The following table presents energy commodity derivative fair values as a net liability as of December 31, 2019 that are expected to settle in each respective year (in millions):
2020 | 2021 | 2022 | 2023 | 2024 | Thereafter | Total | |||||||||||||||||||||
Commodity contracts: | |||||||||||||||||||||||||||
Electricity | $ | 5 | $ | 1 | $ | 7 | $ | 7 | $ | 7 | $ | 76 | $ | 103 | |||||||||||||
Natural gas | (7 | ) | (2 | ) | (1 | ) | — | — | — | (10 | ) | ||||||||||||||||
$ | (2 | ) | $ | (1 | ) | $ | 6 | $ | 7 | $ | 7 | $ | 76 | $ | 93 |
PGE reports energy commodity derivative fair values as a net asset or liability, which combines purchases and sales expected to settle in the years noted above. Energy commodity fair values exposed to commodity price risk are primarily related to purchase contracts, which are slightly offset by sales.

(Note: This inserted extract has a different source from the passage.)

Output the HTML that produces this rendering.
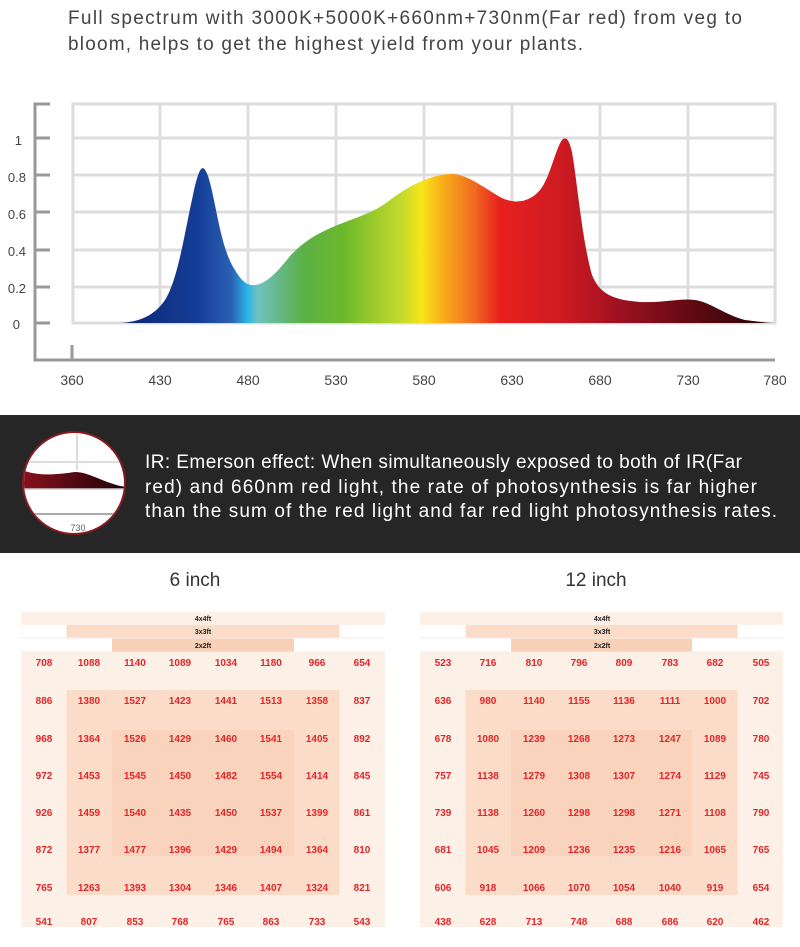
<!DOCTYPE html>
<html><head><meta charset="utf-8"><style>
body{margin:0;width:800px;height:947px;background:#fff;overflow:hidden}
svg{display:block;font-family:"Liberation Sans",sans-serif}
</style></head><body>
<svg width="800" height="947" viewBox="0 0 800 947">
<defs>
<linearGradient id="spec" x1="120" y1="0" x2="775" y2="0" gradientUnits="userSpaceOnUse">
<stop offset="0" stop-color="#0a2670"/>
<stop offset="0.12" stop-color="#153e98"/>
<stop offset="0.17" stop-color="#2a60b2"/>
<stop offset="0.195" stop-color="#2bb6e8"/>
<stop offset="0.21" stop-color="#70c0c0"/>
<stop offset="0.28" stop-color="#5cb045"/>
<stop offset="0.34" stop-color="#6cb82c"/>
<stop offset="0.43" stop-color="#c4da2c"/>
<stop offset="0.46" stop-color="#f5e619"/>
<stop offset="0.49" stop-color="#f8b218"/>
<stop offset="0.54" stop-color="#f06c20"/>
<stop offset="0.58" stop-color="#e8201e"/>
<stop offset="0.68" stop-color="#cc1a22"/>
<stop offset="0.77" stop-color="#9a1020"/>
<stop offset="0.87" stop-color="#620a12"/>
<stop offset="1" stop-color="#200404"/>
</linearGradient>
<linearGradient id="ir" x1="22" y1="0" x2="126" y2="0" gradientUnits="userSpaceOnUse">
<stop offset="0" stop-color="#8a1020"/><stop offset="1" stop-color="#1a0204"/>
</linearGradient>
<clipPath id="cc"><circle cx="74" cy="483" r="50"/></clipPath>
</defs>
<text x="68" y="24" font-size="19" fill="#444" textLength="674" lengthAdjust="spacing">Full spectrum with 3000K+5000K+660nm+730nm(Far red) from veg to</text>
<text x="68" y="50" font-size="19" fill="#444" textLength="515" lengthAdjust="spacing">bloom, helps to get the highest yield from your plants.</text>
<g stroke="#dddddd" stroke-width="3" fill="none">
<rect x="73" y="104" width="702" height="219"/>
<line x1="160" y1="104" x2="160" y2="323"/><line x1="248" y1="104" x2="248" y2="323"/>
<line x1="336" y1="104" x2="336" y2="323"/><line x1="424" y1="104" x2="424" y2="323"/>
<line x1="512" y1="104" x2="512" y2="323"/><line x1="600" y1="104" x2="600" y2="323"/>
<line x1="688" y1="104" x2="688" y2="323"/>
<line x1="73" y1="138" x2="775" y2="138"/><line x1="73" y1="175" x2="775" y2="175"/>
<line x1="73" y1="212" x2="775" y2="212"/><line x1="73" y1="250" x2="775" y2="250"/>
<line x1="73" y1="287" x2="775" y2="287"/>
</g>
<g stroke="#999" stroke-width="3" fill="none">
<polyline points="50,104 35,104 35,360 775,360"/>
<line x1="35" y1="138" x2="50" y2="138"/><line x1="35" y1="175" x2="50" y2="175"/>
<line x1="35" y1="212" x2="50" y2="212"/><line x1="35" y1="250" x2="50" y2="250"/>
<line x1="35" y1="287" x2="50" y2="287"/><line x1="35" y1="323" x2="50" y2="323"/>
<line x1="72" y1="345" x2="72" y2="360"/>
</g>
<g font-size="13" fill="#444" text-anchor="end">
<text x="22" y="145">1</text><text x="26" y="182">0.8</text><text x="26" y="219">0.6</text>
<text x="26" y="256">0.4</text><text x="26" y="293">0.2</text><text x="20" y="329">0</text>
</g>
<g font-size="14" fill="#444" text-anchor="middle">
<text x="72" y="385">360</text><text x="160" y="385">430</text><text x="248" y="385">480</text>
<text x="336" y="385">530</text><text x="424" y="385">580</text><text x="512" y="385">630</text>
<text x="600" y="385">680</text><text x="688" y="385">730</text><text x="775" y="385">780</text>
</g>
<path fill="url(#spec)" d="M120,323 C140,322 155,315 165,300 C178,280 185,230 193,195 C197,176 200,168 203,168 C207,170 210,180 215,205 C220,230 225,255 235,270 C242,282 248,286 255,285 C265,284 275,275 290,256 C305,240 320,232 340,224 C360,216 375,212 390,200 C410,185 430,175 450,174 C465,173 480,185 500,197 C515,205 530,202 540,190 C550,178 555,150 562,140 C566,136 569,139 572,152 C577,180 582,240 592,275 C600,295 615,300 640,302 C665,303 680,298 695,300 C710,302 725,315 745,320 C760,322 770,323 775,323 Z"/>
<rect x="0" y="415" width="800" height="138" fill="#262626"/>
<circle cx="74" cy="483" r="51" fill="#fff" stroke="#8a1a22" stroke-width="2"/>
<g clip-path="url(#cc)">
<g stroke="#ddd" stroke-width="2"><line x1="20" y1="462" x2="130" y2="462"/><line x1="77" y1="430" x2="77" y2="470"/></g>
<path d="M22,470 C40,477 60,474 75,472 C90,472 105,484 126,487 L126,489 L22,489 Z" fill="url(#ir)"/>
<line x1="20" y1="489" x2="130" y2="489" stroke="#ccc" stroke-width="1.5"/>
<line x1="20" y1="514" x2="130" y2="514" stroke="#aaa" stroke-width="2"/>
</g>
<text x="78" y="531" font-size="9" fill="#666" text-anchor="middle">730</text>
<g font-size="19" fill="#fff">
<text x="145" y="468" textLength="597" lengthAdjust="spacing">IR: Emerson effect: When simultaneously exposed to both of IR(Far</text>
<text x="145" y="493" textLength="612" lengthAdjust="spacing">red) and 660nm red light, the rate of photosynthesis is far higher</text>
<text x="145" y="517" textLength="632" lengthAdjust="spacing">than the sum of the red light and far red light photosynthesis rates.</text>
</g>
<g font-size="19" fill="#333" text-anchor="middle">
<text x="195" y="586">6 inch</text><text x="596" y="586">12 inch</text>
</g>
<g>
<rect x="21" y="612" width="364" height="315" fill="#fdf0e6"/>
<rect x="21" y="625" width="364" height="27" fill="#fff"/>
<rect x="66.5" y="625" width="273" height="13" fill="#fbdcc8"/>
<rect x="112" y="638" width="182" height="14" fill="#f9d0b8"/>
<rect x="21" y="652" width="364" height="275" fill="#fdf0e6"/>
<rect x="66.5" y="690" width="273" height="205" fill="#fbdcc8"/>
<rect x="112" y="730" width="182" height="126" fill="#f9d3bc"/>
<g stroke="#eee" stroke-width="1"><line x1="21" y1="638" x2="385" y2="638"/><line x1="21" y1="652" x2="385" y2="652"/></g>
</g>
<g>
<rect x="420" y="612" width="363" height="315" fill="#fdf0e6"/>
<rect x="420" y="625" width="363" height="27" fill="#fff"/>
<rect x="465.5" y="625" width="272" height="13" fill="#fbdcc8"/>
<rect x="511" y="638" width="181" height="14" fill="#f9d0b8"/>
<rect x="420" y="652" width="363" height="275" fill="#fdf0e6"/>
<rect x="465.5" y="690" width="272" height="205" fill="#fbdcc8"/>
<rect x="511" y="730" width="181" height="126" fill="#f9d3bc"/>
<g stroke="#eee" stroke-width="1"><line x1="420" y1="638" x2="783" y2="638"/><line x1="420" y1="652" x2="783" y2="652"/></g>
</g>
<g font-size="7" font-weight="bold" fill="#222" text-anchor="middle">
<text x="203" y="621">4x4ft</text><text x="203" y="634">3x3ft</text><text x="203" y="648">2x2ft</text>
<text x="602" y="621">4x4ft</text><text x="602" y="634">3x3ft</text><text x="602" y="648">2x2ft</text>
</g>
<g font-size="10" font-weight="bold" fill="#e0262a" text-anchor="middle">
<text y="666"><tspan x="44">708</tspan><tspan x="89">1088</tspan><tspan x="135">1140</tspan><tspan x="180">1089</tspan><tspan x="226">1034</tspan><tspan x="271">1180</tspan><tspan x="317">966</tspan><tspan x="362">654</tspan></text>
<text y="704"><tspan x="44">886</tspan><tspan x="89">1380</tspan><tspan x="135">1527</tspan><tspan x="180">1423</tspan><tspan x="226">1441</tspan><tspan x="271">1513</tspan><tspan x="317">1358</tspan><tspan x="362">837</tspan></text>
<text y="742"><tspan x="44">968</tspan><tspan x="89">1364</tspan><tspan x="135">1526</tspan><tspan x="180">1429</tspan><tspan x="226">1460</tspan><tspan x="271">1541</tspan><tspan x="317">1405</tspan><tspan x="362">892</tspan></text>
<text y="779"><tspan x="44">972</tspan><tspan x="89">1453</tspan><tspan x="135">1545</tspan><tspan x="180">1450</tspan><tspan x="226">1482</tspan><tspan x="271">1554</tspan><tspan x="317">1414</tspan><tspan x="362">845</tspan></text>
<text y="816"><tspan x="44">926</tspan><tspan x="89">1459</tspan><tspan x="135">1540</tspan><tspan x="180">1435</tspan><tspan x="226">1450</tspan><tspan x="271">1537</tspan><tspan x="317">1399</tspan><tspan x="362">861</tspan></text>
<text y="853"><tspan x="44">872</tspan><tspan x="89">1377</tspan><tspan x="135">1477</tspan><tspan x="180">1396</tspan><tspan x="226">1429</tspan><tspan x="271">1494</tspan><tspan x="317">1364</tspan><tspan x="362">810</tspan></text>
<text y="891"><tspan x="44">765</tspan><tspan x="89">1263</tspan><tspan x="135">1393</tspan><tspan x="180">1304</tspan><tspan x="226">1346</tspan><tspan x="271">1407</tspan><tspan x="317">1324</tspan><tspan x="362">821</tspan></text>
<text y="925"><tspan x="44">541</tspan><tspan x="89">807</tspan><tspan x="135">853</tspan><tspan x="180">768</tspan><tspan x="226">765</tspan><tspan x="271">863</tspan><tspan x="317">733</tspan><tspan x="362">543</tspan></text>

<text y="666"><tspan x="443">523</tspan><tspan x="488">716</tspan><tspan x="534">810</tspan><tspan x="579">796</tspan><tspan x="624">809</tspan><tspan x="670">783</tspan><tspan x="715">682</tspan><tspan x="761">505</tspan></text>
<text y="704"><tspan x="443">636</tspan><tspan x="488">980</tspan><tspan x="534">1140</tspan><tspan x="579">1155</tspan><tspan x="624">1136</tspan><tspan x="670">1111</tspan><tspan x="715">1000</tspan><tspan x="761">702</tspan></text>
<text y="742"><tspan x="443">678</tspan><tspan x="488">1080</tspan><tspan x="534">1239</tspan><tspan x="579">1268</tspan><tspan x="624">1273</tspan><tspan x="670">1247</tspan><tspan x="715">1089</tspan><tspan x="761">780</tspan></text>
<text y="779"><tspan x="443">757</tspan><tspan x="488">1138</tspan><tspan x="534">1279</tspan><tspan x="579">1308</tspan><tspan x="624">1307</tspan><tspan x="670">1274</tspan><tspan x="715">1129</tspan><tspan x="761">745</tspan></text>
<text y="816"><tspan x="443">739</tspan><tspan x="488">1138</tspan><tspan x="534">1260</tspan><tspan x="579">1298</tspan><tspan x="624">1298</tspan><tspan x="670">1271</tspan><tspan x="715">1108</tspan><tspan x="761">790</tspan></text>
<text y="853"><tspan x="443">681</tspan><tspan x="488">1045</tspan><tspan x="534">1209</tspan><tspan x="579">1236</tspan><tspan x="624">1235</tspan><tspan x="670">1216</tspan><tspan x="715">1065</tspan><tspan x="761">765</tspan></text>
<text y="891"><tspan x="443">606</tspan><tspan x="488">918</tspan><tspan x="534">1066</tspan><tspan x="579">1070</tspan><tspan x="624">1054</tspan><tspan x="670">1040</tspan><tspan x="715">919</tspan><tspan x="761">654</tspan></text>
<text y="925"><tspan x="443">438</tspan><tspan x="488">628</tspan><tspan x="534">713</tspan><tspan x="579">748</tspan><tspan x="624">688</tspan><tspan x="670">686</tspan><tspan x="715">620</tspan><tspan x="761">462</tspan></text>
</g>
</svg>
</body></html>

PGE’s energy portfolio activities are subject to regulation, with related costs included in retail prices approved by the OPUC. The timing differences between the recognition of gains and losses on certain derivative instruments and their realization and subsequent recovery in prices are deferred as regulatory assets and regulatory liabilities to reflect the effects of regulation, significantly mitigating commodity price risk for the Company. As contracts are settled, these deferrals reverse and are recognized as Purchased power and fuel in the statements of income and included in the PCAM. PGE remains subject to cash flow risk in the form of collateral requirements based on the value of open positions and regulatory risk if recovery is disallowed by the OPUC. PGE attempts to mitigate both types of risks through prudent energy procurement practices.
Foreign Currency Exchange Rate Risk
PGE is exposed to foreign currency risk associated with natural gas forward and swap contracts denominated in Canadian dollars. Foreign currency risk is the risk of changes in value of pending financial obligations in foreign currencies that could occur prior to the settlement of the obligation due to a change in the value of that foreign currency in relation to the U.S. dollar. PGE mitigates its exposure to fluctuations in the Canadian exchange rate with an appropriate hedging strategy.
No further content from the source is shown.